In yesterday’s news, (GBP/USD: Bulls rocket to critical resistance area, pause for thought), it was explained that Brexit is back to the fore ahead of talks getting underway at the start of June, next week. The pound rallied hard on signs that the EU might just be caving on their hard stance which could equate to concessions from the bloc on its “maximalist” fisheries demands. One of Mr Barnier’s senior aides welcomed the possibility that a halfway house could be found between the UK and EU’s positions. 

Markets are of the mind that this is a sign of things to come and how the UK and EU could well find some middle ground, even on the larger and more important negotiations. This, coupled with an opinion in markets that negative rates may not realise had helped to lift sterling out of the doldrums withing a broadly risk positive market environment. 

However, we are some time away from the next Bank of England policy meeting on the 18th June and there is still plenty of time between now and then to see another splash of ‘negative‘ Brexit headlines from the last remaining round of talks scheduled to take place on June 1.

A bearish case for GBP

Despite the recent optimism, one can’t get away from the point that the last talks were referred to by EU Chief negotiator Barnier as ‘disappointing, very disappointing’. Moreover, we should note how the UK government is maintaining its threat to walk away from negotiations if the EU does not concede more ground. Given that the UK also continues to refuse to contemplate a request to extend the transition phase beyond the end of this year, a hard Brexit is still very much a higher probability at this juncture. 

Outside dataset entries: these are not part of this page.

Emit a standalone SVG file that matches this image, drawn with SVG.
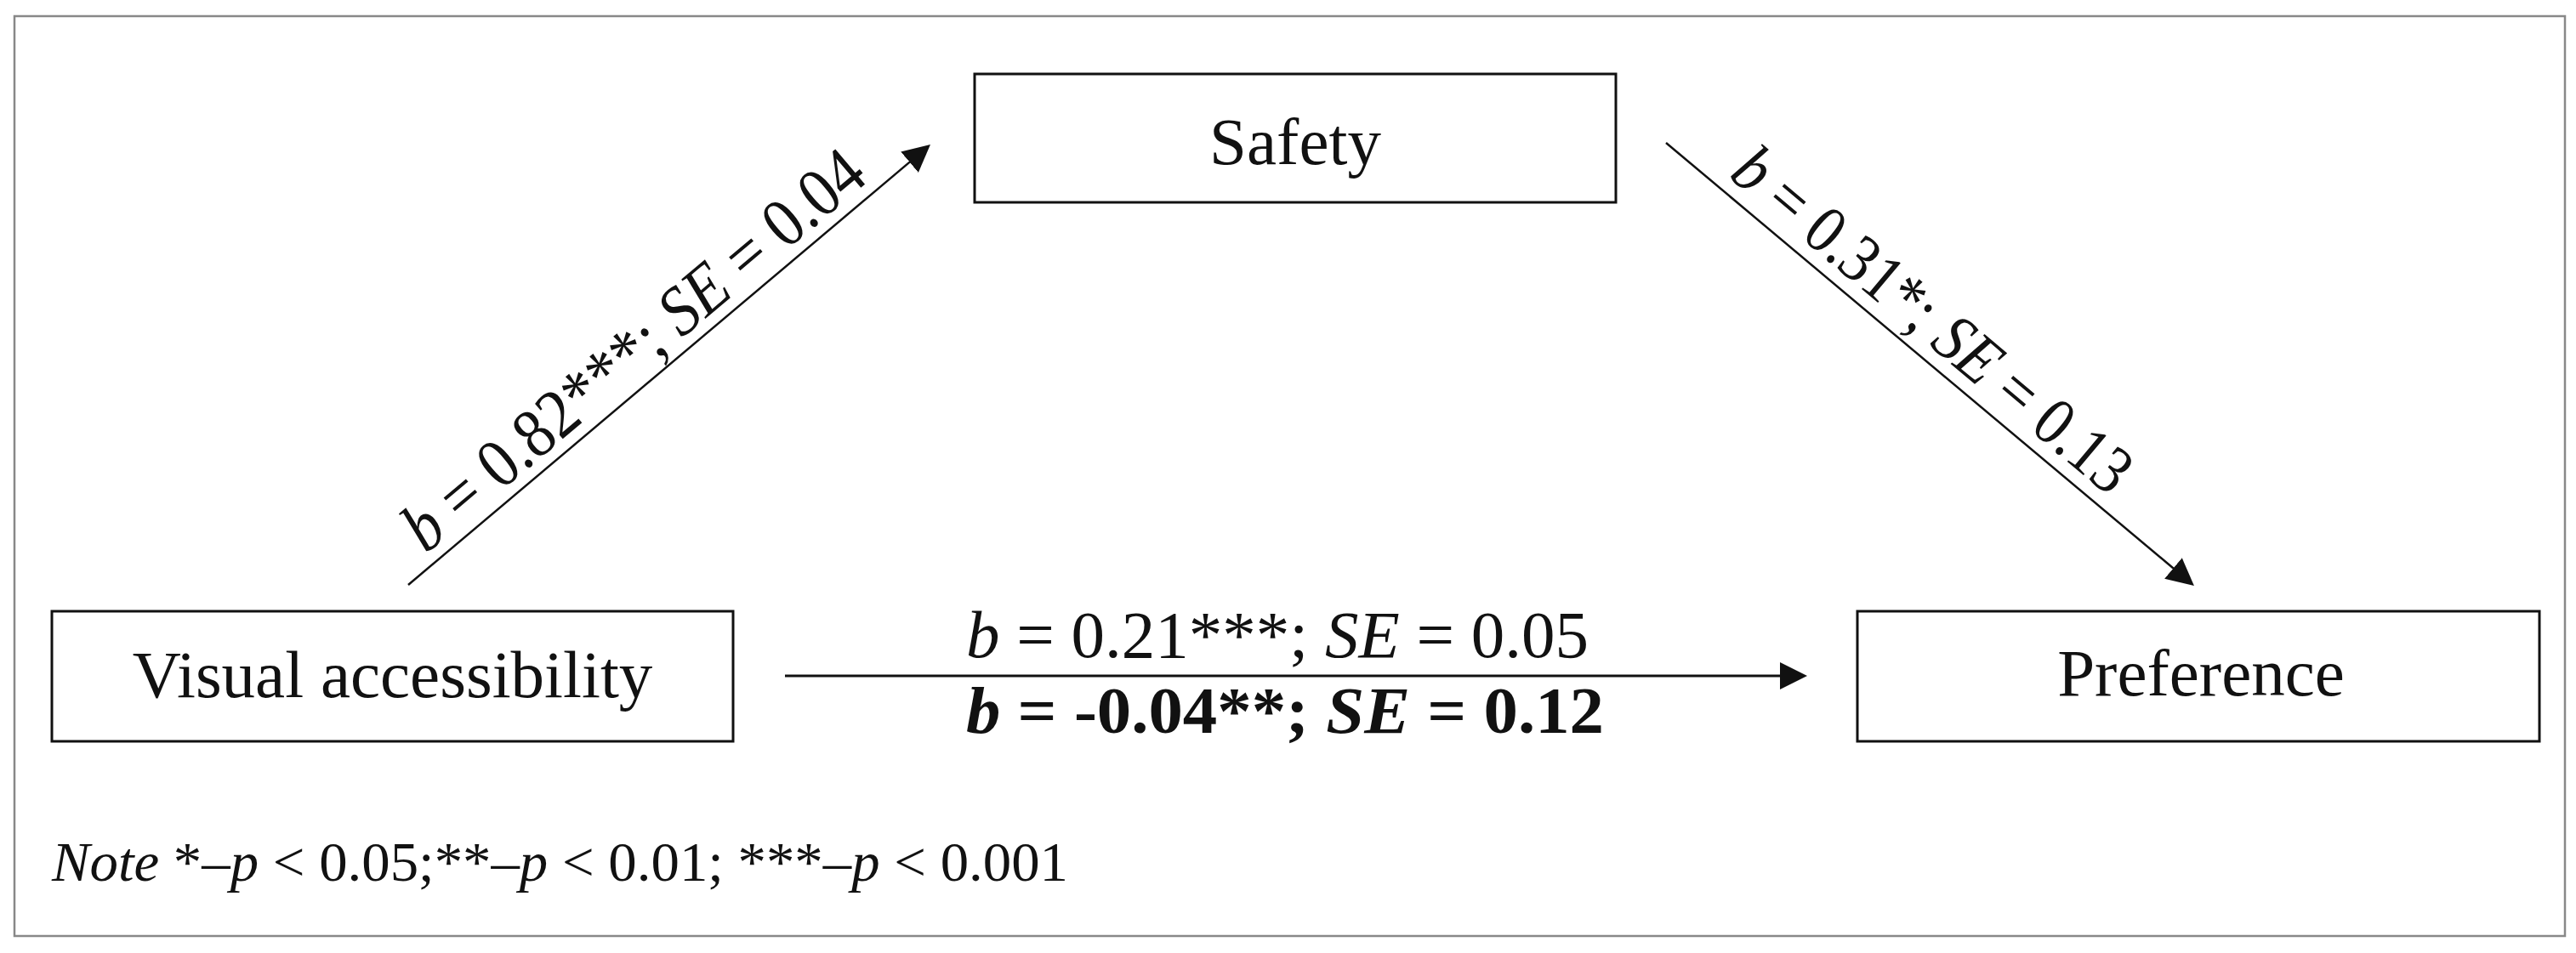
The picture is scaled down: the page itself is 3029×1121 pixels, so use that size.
<svg xmlns="http://www.w3.org/2000/svg" width="3029" height="1121" viewBox="0 0 3029 1121">
<style>
  .frame{fill:none;stroke:#888;stroke-width:2.5}
  .box{fill:#fff;stroke:#111;stroke-width:3}
  text{font-family:"Liberation Serif","Times New Roman",serif;fill:#111}
  .node{font-size:79px;text-anchor:middle}
  .edge{stroke:#111;fill:none}
  .diag{stroke-width:2.5}
  .horiz{stroke-width:3.2}
  .i{font-style:italic}
  .b{font-weight:bold}
</style>
<defs>
  <marker id="ah" markerUnits="userSpaceOnUse" viewBox="0 0 32 32" markerWidth="32" markerHeight="32" refX="4" refY="16" orient="auto">
    <path d="M0,0 L32,16 L0,32 z" fill="#111"/>
  </marker>
</defs>
<rect width="3029" height="1121" fill="#fff"/>
<rect class="frame" x="17" y="19" width="2999" height="1082"/>

<g id="connectors">
  <path class="edge diag" d="M480,688 L1072.6,188.1" marker-end="url(#ah)"/>
  <path class="edge diag" d="M1959,168 L2558.5,671" marker-end="url(#ah)"/>
  <path class="edge horiz" d="M923,795 L2097,795" marker-end="url(#ah)"/>
  <text font-size="82" x="500.8" y="652.1" textLength="683" lengthAdjust="spacingAndGlyphs" transform="rotate(-40.15 500.8 652.1)"><tspan class="i">b</tspan> = 0.82***; <tspan class="i">SE</tspan> = 0.04</text>
  <text font-size="80" x="2031.4" y="207.8" textLength="586" lengthAdjust="spacingAndGlyphs" transform="rotate(40 2031.4 207.8)"><tspan class="i">b</tspan> = 0.31*; <tspan class="i">SE</tspan> = 0.13</text>
  <text font-size="79" x="1136" y="773" textLength="732" lengthAdjust="spacingAndGlyphs"><tspan class="i">b</tspan> = 0.21***; <tspan class="i">SE</tspan> = 0.05</text>
  <text class="b" font-size="79" x="1136" y="862" textLength="750" lengthAdjust="spacingAndGlyphs"><tspan class="i">b</tspan> = -0.04**; <tspan class="i">SE</tspan> = 0.12</text>
</g>

<g id="node-safety">
  <rect class="box" x="1146" y="87" width="754" height="151"/>
  <text class="node" x="1523" y="193">Safety</text>
</g>
<g id="node-visual">
  <rect class="box" x="61" y="719" width="801" height="153"/>
  <text class="node" x="461.5" y="820">Visual accessibility</text>
</g>
<g id="node-preference">
  <rect class="box" x="2184" y="719" width="802" height="153"/>
  <text class="node" x="2588" y="818">Preference</text>
</g>

<text font-size="66" x="61" y="1036" textLength="1195" lengthAdjust="spacingAndGlyphs"><tspan class="i">Note</tspan> *–<tspan class="i">p</tspan> &lt; 0.05;**–<tspan class="i">p</tspan> &lt; 0.01; ***–<tspan class="i">p</tspan> &lt; 0.001</text>
</svg>
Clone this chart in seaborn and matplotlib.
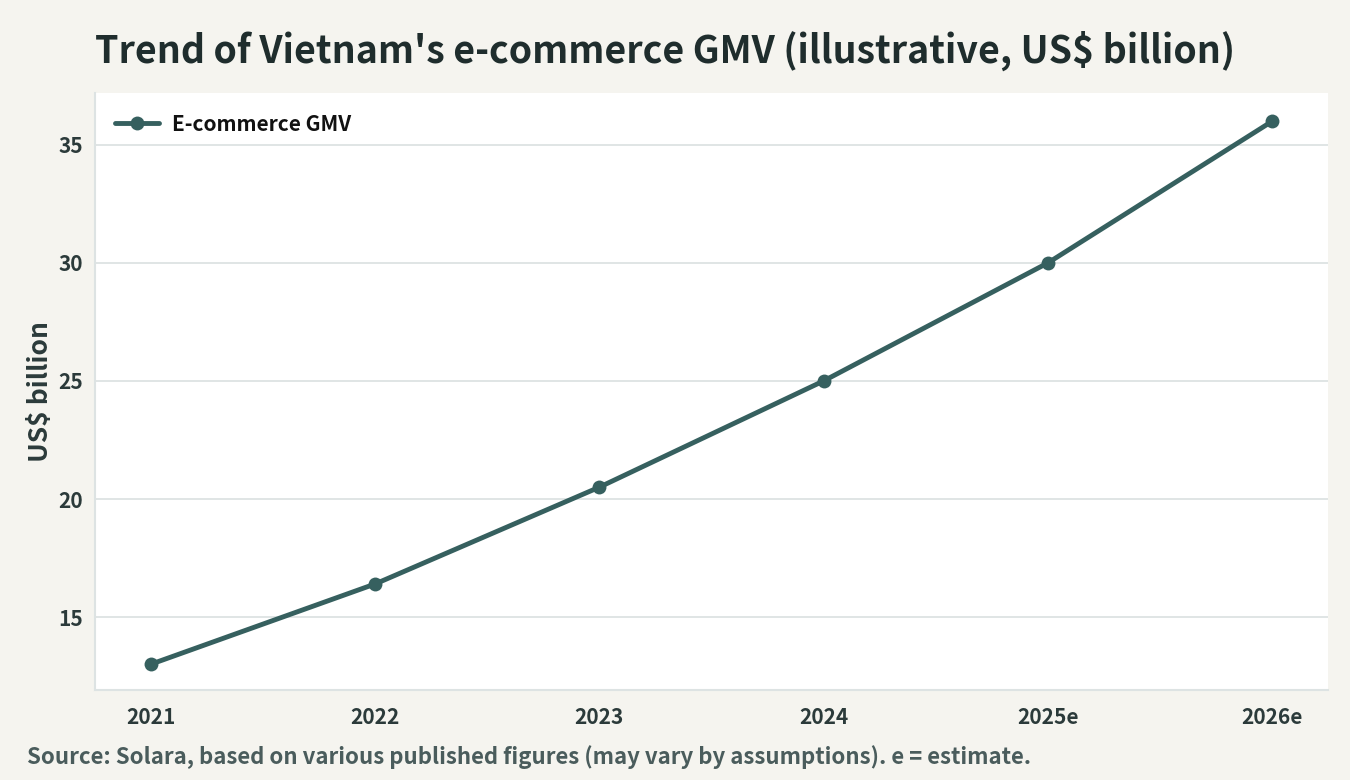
import pandas as pd
import matplotlib.pyplot as plt
import seaborn as sns

years = ["2021", "2022", "2023", "2024", "2025e", "2026e"]
gmv = [13.0, 16.4, 20.5, 25.0, 30.0, 36.0]
yticks = [15, 20, 25, 30, 35]

df = pd.DataFrame({"year": years, "gmv": gmv})

line_color = "#36605f"
bg = "#f5f4ef"
text_dark = "#1f2d2d"

sns.set_theme(style="whitegrid")
plt.rcParams["font.family"] = ["Noto Sans CJK SC", "DejaVu Sans"]

fig, ax = plt.subplots(figsize=(13.5, 7.8), dpi=100)
fig.patch.set_facecolor(bg)
ax.set_facecolor("white")

sns.lineplot(data=df, x="year", y="gmv", ax=ax, color=line_color, linewidth=3.5,
             marker="o", markersize=10, markeredgewidth=0, label="E-commerce GMV", sort=False)

ax.set_xlim(-0.25, 5.25)
ax.set_ylim(11.9, 37.2)
ax.set_yticks(yticks)
ax.grid(axis="y", color="#dde3e3", linewidth=1.3)
ax.grid(axis="x", visible=False)

for side in ["top", "right"]:
    ax.spines[side].set_visible(False)
for side in ["left", "bottom"]:
    ax.spines[side].set_color("#dde3e3")
    ax.spines[side].set_linewidth(1.5)

ax.tick_params(axis="both", length=5, width=1, color=text_dark, labelsize=15, labelcolor="#2b3a3a")
ax.tick_params(axis="x", pad=7)
for lab in ax.get_xticklabels() + ax.get_yticklabels():
    lab.set_fontweight("bold")

ax.set_xlabel("")
ax.set_ylabel("US$ billion", fontsize=19, fontweight="bold", color="#2b3a3a", labelpad=3)

leg = ax.legend(loc="upper left", frameon=False, prop={"weight": "bold", "size": 15},
                handlelength=2.1, handletextpad=0.6, borderaxespad=0.6)
for t in leg.get_texts():
    t.set_color("#111111")

fig.text(0.07, 0.935, "Trend of Vietnam's e-commerce GMV (illustrative, US$ billion)",
         fontsize=27, fontweight="bold", color=text_dark, va="center")
fig.text(0.02, 0.03, "Source: Solara, based on various published figures (may vary by assumptions). e = estimate.",
         fontsize=16, fontweight="bold", color="#4a5c5c", va="center")

fig.subplots_adjust(left=0.07, right=0.984, top=0.881, bottom=0.115)
fig.savefig("out.png", dpi=100, facecolor=bg)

When you couple the domestic politics with global geopolitics and the wider macro picture, it is a recipe for a strong USD, even if just one risk factor crystalises, set to rick the foundations of global financial markets. It is, therefore, no wonder then that cable, especially when chatted up and analysed on a technical basis, was unable to exceed the highs of yesterday in the face of the Hong Kong risks, trade wars as well as the Brexit talks next week. 

The big news today has been with the Secretary of State Mike Pompeo saying that he has certified to Congress that Hong Kong is no longer autonomous from China and does not warrant special treatment under US law.

GBP/USD levels

As per yesterday analysis:

GBP/USD: Bulls rocket to critical resistance area, pause for thought

We have seen that trade plan out precisely:

At this juncture, with the looming BoE meeting mid-June, further support in the form of additional quantitative easing over coming weeks should help to keep a lid on the pair. But it will be all about Brexit before then. Unless something extraordinarily positive comes of the talks and subsequent headlines, rallies are seen as selling opportunity with downside risk towards a GBP/USD 1.19 target.

“A drop below 1.1935 is needed to refocus attention on 1.1491, 2016 low, and also on the March low at 1.1409. Fibonacci support en route is found at 1.1883 and at 1.1675,” analysts at Commerzbank argued. -On the flip side, however, should bulls hold above the lows printed today, (a 50-D EMA  confluence) and subsequently maintain form above the 50% retracement of the March-to-April advance at 1.2030, then there remains a short-term technical bias to the upside.